__WHAT TO DO__
Give an exact copy of every line, leaving images out.

── EXERCISE INPUT ──

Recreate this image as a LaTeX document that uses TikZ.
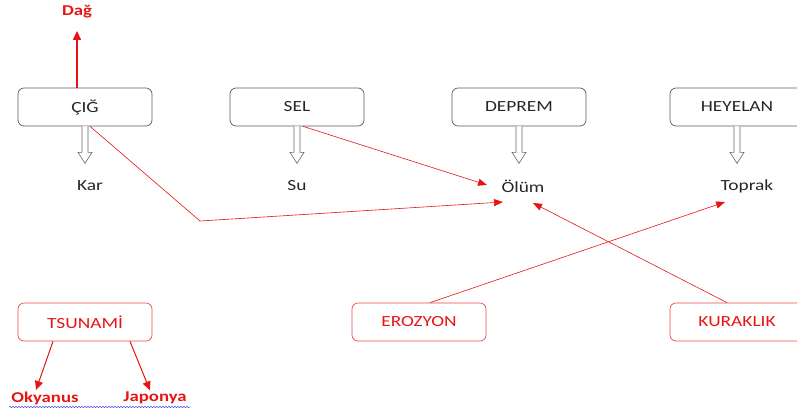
\documentclass[tikz,border=0pt]{standalone}
\usepackage{fontspec}
\setmainfont{Carlito}
\newfontfamily\wide[FakeStretch=1.25]{Carlito}
\usetikzlibrary{calc,arrows.meta,decorations.pathmorphing}
\definecolor{rd}{RGB}{232,20,20}
\definecolor{bx}{RGB}{90,90,90}
\definecolor{sq}{RGB}{80,80,220}
\tikzset{
  box/.style={draw=bx, line width=0.7pt, rounded corners=6pt, minimum width=134pt, minimum height=38pt, font=\wide\fontsize{15.5}{17}\selectfont, text=black!85},
  rbox/.style={box, draw=rd!80, text=rd},
  lbl/.style={font=\wide\fontsize{15.5}{17}\selectfont, text=black!85},
  rlbl/.style={font=\wide\bfseries\fontsize{15}{17}\selectfont, text=rd},
  thin red/.style={draw=rd, line width=0.6pt, -{Triangle[length=9pt,width=7pt]}},
  thick red/.style={draw=rd, line width=1.3pt, -{Triangle[length=9pt,width=8pt]}},
  hollow/.style={draw=black!60, fill=white, line width=0.6pt, line join=miter}
}
\newcommand\hollowarrow[1]{%
  \draw[hollow] ($(#1.south)+(-3,0)$) -- ++(0,26) -- ++(-4,0) -- ++(7,11) -- ++(7,-11) -- ++(-4,0) -- ++(0,-26);}
\begin{document}
\begin{tikzpicture}[x=1pt,y=-1pt]
\useasboundingbox (0,0) rectangle (797,413);
% top boxes
\node[box] (cig) at (85,107) {ÇIĞ};
\node[box] (sel) at (297,107) {SEL};
\node[box] (dep) at (519,107) {DEPREM};
\node[box] (hey) at (737,107) {HEYELAN};
% labels
\node[lbl] (kar) at (90,186) {Kar};
\node[lbl] (su) at (297,186) {Su};
\node[lbl] (olum) at (523,186) {Ölüm};
\node[lbl] (toprak) at (747,186) {Toprak};
\node[rlbl] (dag) at (77,12) {Dağ};
% hollow arrows
\hollowarrow{cig}
\hollowarrow{sel}
\hollowarrow{dep}
\hollowarrow{hey}
% Dağ arrow
\coordinate (dagtip) at ($(dag.south)+(0,9)$);
\draw[thick red] (cig.north -| dagtip) -- (dagtip);
% bottom boxes
\node[rbox] (tsu) at (85,322) {TSUNAMİ};
\node[rbox] (ero) at (419,322) {EROZYON};
\node[rbox] (kur) at (737,322) {KURAKLIK};
\node[rlbl] (oky) at (45,398) {Okyanus};
\node[rlbl] (jap) at (155,398) {Japonya};
% connectors
\coordinate (bend) at (200,221);
\draw[thin red] ($(cig.south)+(5,0)$) -- (bend) -- ($(olum)+(-20,16)$);
\draw[thin red] ($(sel.south)+(6,0)$) -- ($(olum)+(-36,-1)$);
\draw[thin red] ($(kur.north)+(-10,0)$) -- ($(olum)+(10,17)$);
\draw[thin red] ($(ero.north)+(11,0)$) -- ($(toprak)+(-22,16)$);
\draw[thick red, line width=1pt] ($(tsu.south)+(-32,0)$) -- ($(oky.north)+(-9,2)$);
\draw[thick red, line width=1pt] ($(tsu.south)+(45,0)$) -- ($(jap.north)+(-5,2)$);
% spell-check squiggle
\draw[sq, line width=0.5pt, decorate, decoration={snake, amplitude=0.8pt, segment length=3pt}] (9,407) -- (190,407);
\end{tikzpicture}
\end{document}
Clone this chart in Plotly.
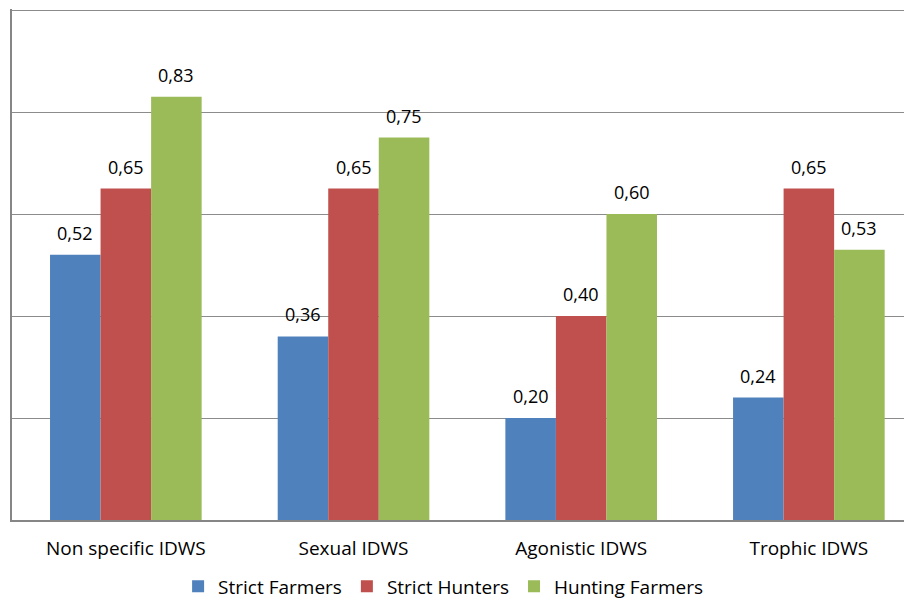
import plotly.graph_objects as go

categories = ["Non specific IDWS", "Sexual IDWS", "Agonistic IDWS", "Trophic IDWS"]
series_names = ["Strict Farmers", "Strict Hunters", "Hunting Farmers"]
strict_farmers = [0.52, 0.36, 0.20, 0.24]
strict_hunters = [0.65, 0.65, 0.40, 0.65]
hunting_farmers = [0.83, 0.75, 0.60, 0.53]
colors = ["#4F81BD", "#C0504D", "#9BBB59"]

all_series = [strict_farmers, strict_hunters, hunting_farmers]
xpos = list(range(len(categories)))
bar_w = 0.222
FONT = "Open Sans, Lato, sans-serif"

fig = go.Figure()
annotations = []
for k, (name, vals, col) in enumerate(zip(series_names, all_series, colors)):
    fig.add_trace(go.Bar(
        x=xpos, y=vals, name=name, marker=dict(color=col, line=dict(width=0)),
        hoverinfo="skip",
    ))
    off = (k - 1) * bar_w
    for i, v in enumerate(vals):
        annotations.append(dict(
            x=i + off, y=v, xref="x", yref="y", text=f"{v:.2f}".replace(".", ","),
            showarrow=False, yshift=22, font=dict(family=FONT, size=18, color="#000000"),
        ))

fig.update_layout(
    width=912, height=600,
    margin=dict(l=4, r=8, t=1, b=88),
    paper_bgcolor="white", plot_bgcolor="white",
    barmode="group", bargap=0.334, bargroupgap=0,
    font=dict(family=FONT, size=18, color="#000000"),
    annotations=annotations,
    showlegend=True,
    legend=dict(orientation="h", x=0.479, xanchor="center", y=-0.130, yanchor="middle",
                font=dict(family=FONT, size=19), itemwidth=30, traceorder="normal"),
)
fig.update_xaxes(
    range=[-0.5, 3.453], tickvals=xpos, ticktext=categories, showgrid=False,
    showline=True, linecolor="#868686", linewidth=2, ticks="", ticklabelstandoff=10,
    tickfont=dict(family=FONT, size=19, color="#000000"), zeroline=False,
)
fig.update_yaxes(
    range=[0, 1.002], dtick=0.2, showticklabels=False, showgrid=True,
    gridcolor="#8c8c8c", gridwidth=1, showline=True, linecolor="#868686", linewidth=2,
    zeroline=False, ticks="",
)
fig.write_html("out.html")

───

__EXERCISE RESULT__
Recreate this image as a LaTeX document that uses TikZ.
\documentclass[tikz,border=0pt]{standalone}
\usepackage{fontspec}
\setmainfont{Carlito}
\newfontfamily\wide[FakeStretch=1.25]{Carlito}
\usetikzlibrary{calc,arrows.meta,decorations.pathmorphing}
\definecolor{rd}{RGB}{232,20,20}
\definecolor{bx}{RGB}{90,90,90}
\definecolor{sq}{RGB}{80,80,220}
\tikzset{
  box/.style={draw=bx, line width=0.7pt, rounded corners=6pt, minimum width=134pt, minimum height=38pt, font=\wide\fontsize{15.5}{17}\selectfont, text=black!85},
  rbox/.style={box, draw=rd!80, text=rd},
  lbl/.style={font=\wide\fontsize{15.5}{17}\selectfont, text=black!85},
  rlbl/.style={font=\wide\bfseries\fontsize{15}{17}\selectfont, text=rd},
  thin red/.style={draw=rd, line width=0.6pt, -{Triangle[length=9pt,width=7pt]}},
  thick red/.style={draw=rd, line width=1.3pt, -{Triangle[length=9pt,width=8pt]}},
  hollow/.style={draw=black!60, fill=white, line width=0.6pt, line join=miter}
}
\newcommand\hollowarrow[1]{%
  \draw[hollow] ($(#1.south)+(-3,0)$) -- ++(0,26) -- ++(-4,0) -- ++(7,11) -- ++(7,-11) -- ++(-4,0) -- ++(0,-26);}
\begin{document}
\begin{tikzpicture}[x=1pt,y=-1pt]
\useasboundingbox (0,0) rectangle (797,413);
% top boxes
\node[box] (cig) at (85,107) {ÇIĞ};
\node[box] (sel) at (297,107) {SEL};
\node[box] (dep) at (519,107) {DEPREM};
\node[box] (hey) at (737,107) {HEYELAN};
% labels
\node[lbl] (kar) at (90,186) {Kar};
\node[lbl] (su) at (297,186) {Su};
\node[lbl] (olum) at (523,186) {Ölüm};
\node[lbl] (toprak) at (747,186) {Toprak};
\node[rlbl] (dag) at (77,12) {Dağ};
% hollow arrows
\hollowarrow{cig}
\hollowarrow{sel}
\hollowarrow{dep}
\hollowarrow{hey}
% Dağ arrow
\coordinate (dagtip) at ($(dag.south)+(0,9)$);
\draw[thick red] (cig.north -| dagtip) -- (dagtip);
% bottom boxes
\node[rbox] (tsu) at (85,322) {TSUNAMİ};
\node[rbox] (ero) at (419,322) {EROZYON};
\node[rbox] (kur) at (737,322) {KURAKLIK};
\node[rlbl] (oky) at (45,398) {Okyanus};
\node[rlbl] (jap) at (155,398) {Japonya};
% connectors
\coordinate (bend) at (200,221);
\draw[thin red] ($(cig.south)+(5,0)$) -- (bend) -- ($(olum)+(-20,16)$);
\draw[thin red] ($(sel.south)+(6,0)$) -- ($(olum)+(-36,-1)$);
\draw[thin red] ($(kur.north)+(-10,0)$) -- ($(olum)+(10,17)$);
\draw[thin red] ($(ero.north)+(11,0)$) -- ($(toprak)+(-22,16)$);
\draw[thick red, line width=1pt] ($(tsu.south)+(-32,0)$) -- ($(oky.north)+(-9,2)$);
\draw[thick red, line width=1pt] ($(tsu.south)+(45,0)$) -- ($(jap.north)+(-5,2)$);
% spell-check squiggle
\draw[sq, line width=0.5pt, decorate, decoration={snake, amplitude=0.8pt, segment length=3pt}] (9,407) -- (190,407);
\end{tikzpicture}
\end{document}
Clone this chart in Plotly.
import plotly.graph_objects as go

categories = ["Non specific IDWS", "Sexual IDWS", "Agonistic IDWS", "Trophic IDWS"]
series_names = ["Strict Farmers", "Strict Hunters", "Hunting Farmers"]
strict_farmers = [0.52, 0.36, 0.20, 0.24]
strict_hunters = [0.65, 0.65, 0.40, 0.65]
hunting_farmers = [0.83, 0.75, 0.60, 0.53]
colors = ["#4F81BD", "#C0504D", "#9BBB59"]

all_series = [strict_farmers, strict_hunters, hunting_farmers]
xpos = list(range(len(categories)))
bar_w = 0.222
FONT = "Open Sans, Lato, sans-serif"

fig = go.Figure()
annotations = []
for k, (name, vals, col) in enumerate(zip(series_names, all_series, colors)):
    fig.add_trace(go.Bar(
        x=xpos, y=vals, name=name, marker=dict(color=col, line=dict(width=0)),
        hoverinfo="skip",
    ))
    off = (k - 1) * bar_w
    for i, v in enumerate(vals):
        annotations.append(dict(
            x=i + off, y=v, xref="x", yref="y", text=f"{v:.2f}".replace(".", ","),
            showarrow=False, yshift=22, font=dict(family=FONT, size=18, color="#000000"),
        ))

fig.update_layout(
    width=912, height=600,
    margin=dict(l=4, r=8, t=1, b=88),
    paper_bgcolor="white", plot_bgcolor="white",
    barmode="group", bargap=0.334, bargroupgap=0,
    font=dict(family=FONT, size=18, color="#000000"),
    annotations=annotations,
    showlegend=True,
    legend=dict(orientation="h", x=0.479, xanchor="center", y=-0.130, yanchor="middle",
                font=dict(family=FONT, size=19), itemwidth=30, traceorder="normal"),
)
fig.update_xaxes(
    range=[-0.5, 3.453], tickvals=xpos, ticktext=categories, showgrid=False,
    showline=True, linecolor="#868686", linewidth=2, ticks="", ticklabelstandoff=10,
    tickfont=dict(family=FONT, size=19, color="#000000"), zeroline=False,
)
fig.update_yaxes(
    range=[0, 1.002], dtick=0.2, showticklabels=False, showgrid=True,
    gridcolor="#8c8c8c", gridwidth=1, showline=True, linecolor="#868686", linewidth=2,
    zeroline=False, ticks="",
)
fig.write_html("out.html")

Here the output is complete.